In fulfillment of his RIBA Part 1 Year Out, William, who is from Catsfield, East Sussex, is currently working for a firm in Shanghai and plans to develop and pursue the theme of his award winning project which questions our interpretation and perception of the image of “Landscape “ by travelling back to the UK overland via Mongolia, Kazakhstan and Russia.
Looking ahead to completing his RIBA Part 2 program in architecture, William plans to live and study in London, with the ultimate ambition of setting up his own architectural firm.
On the occasion of the annual RIBA President’s Medals, James Wignall, from the Royal College of Art, received the SOM Foundation 2010 Fellowship Award, which is given to a student who has completed the RIBA Part 2 course of study at a school of Architecture in the United Kingdom. James' submission is entitled "Port of London Authority (The Rise and Fall of the Icon)". James describes his background as follows:
"I grew up in the North of England starting out at a Catholic school in Yorkshire. I then went on to train in Architecture at The Royal College of Art, The University of New South Wales and The University of Nottingham. I have been lucky enough to win numerous awards and scholarships during this time including the SOM Travelling Fellowship, the 2010 RIBA Silver Medal Commendation, and the RCA Sustain Award. I have also had work featured in the V&A, RIBA and The RA Summer Show 2010."

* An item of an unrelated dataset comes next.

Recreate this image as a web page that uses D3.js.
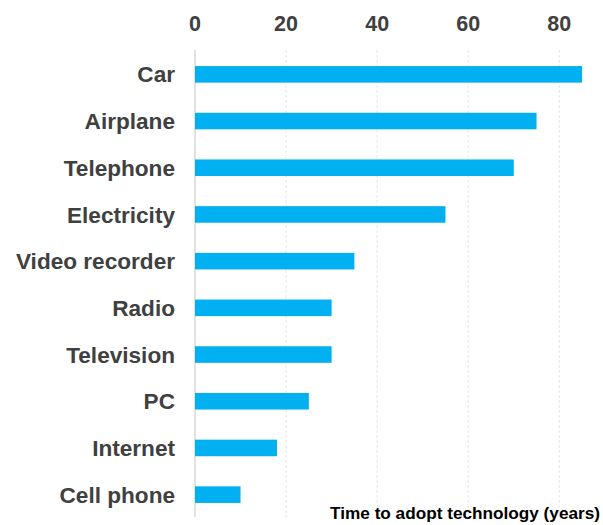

"With my fellowship, I am planning on spending some time at the Portland Sculpture and Quarry Trust. This will give me an insight into the traditional craft of stone carving and give me an understanding of the unique material that was used to build the great St Paul's Cathedral. My creative interest lies in combining the three disciplines of Architecture, Design and Sculpture. My primary focus is on materials, both natural and man-made, newly invented and recycled. I am also interested in mixing traditional craftsmanship with modern technologies, and try to produce pieces of great originality and beauty through thoughtful and inventive experimentation and manipulation of a wide variety of materials, from stained glass to cast iron."
"I am currently looking for further design commissions through my newly established design studio Wignall&Moore , which has just had its first US commission in New Hampshire. I aim to take my creative understanding of materials and space into works of a grander scale and hopefully around the world."